Checklist for Measuring Education Quality

There are various checklists available for quality assesment that have been developed after years of research and piloting. We do not intend to add another one. We have collated below the lists from authorities in their respective fields across early childhood, primary, and secondary education:

  1. Preschools by National Association for the Education of Young Children (NAEYC) — US-based
  2. Playschools by National Commission for Protection of Child Rights (NCPCR)
  3. Primary and secondary schools by Quality Council of India (QCI)
  4. Secondary schools by National Council Of Educational Research And Training (NCERT)

Concluding Thoughts

Education is not simply a content delivery system; rather, it is a system designed to help all children reach their full potential and enter society as full and productive citizens — Sean Slade, Senior Director, Global Outreach, ASCD

Every moment that we are not achieving the goal of quality education is harming the future of a child somewhere.

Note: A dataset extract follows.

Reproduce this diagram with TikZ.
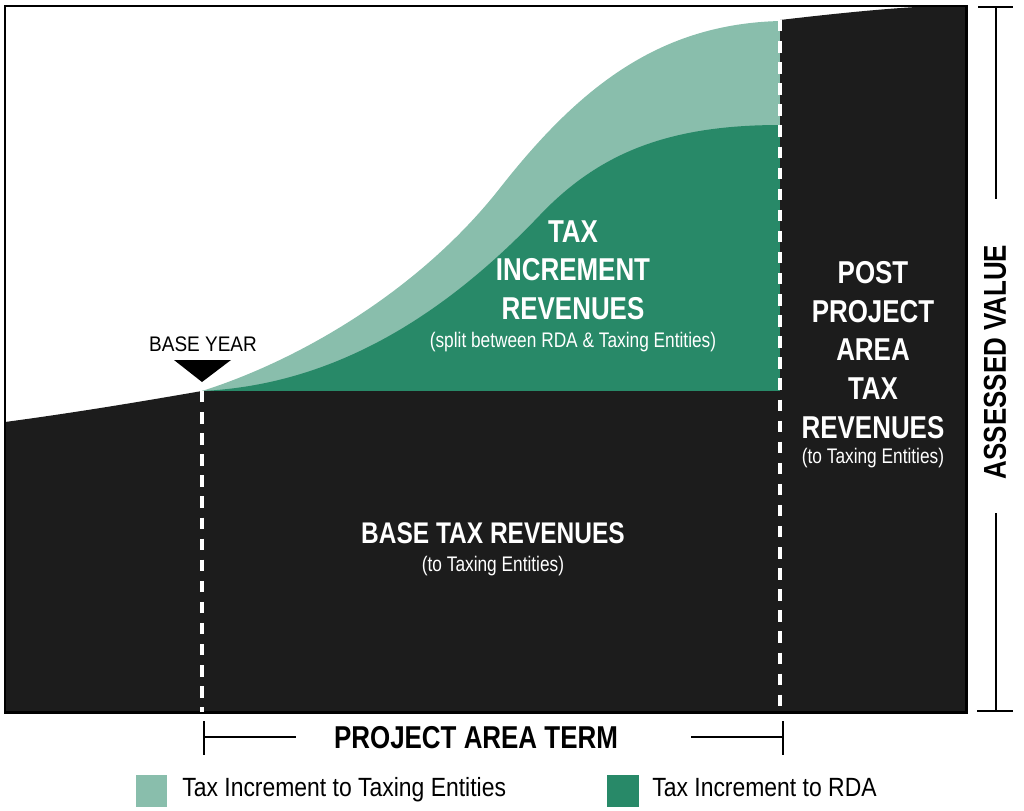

As a parent, your first responsibility is towards your child. You too can contribute to the cause of quality education. One way is to understand your child’s individual potential, find the means to harness it, direct him/her, listen to their feedback, and be flexible about the changes that happen along the way. This potential should not be benchmarked against siblings or other children around them. If charity began at home in this way, maybe we will set new benchmarks for quality instead of trying to achieve them?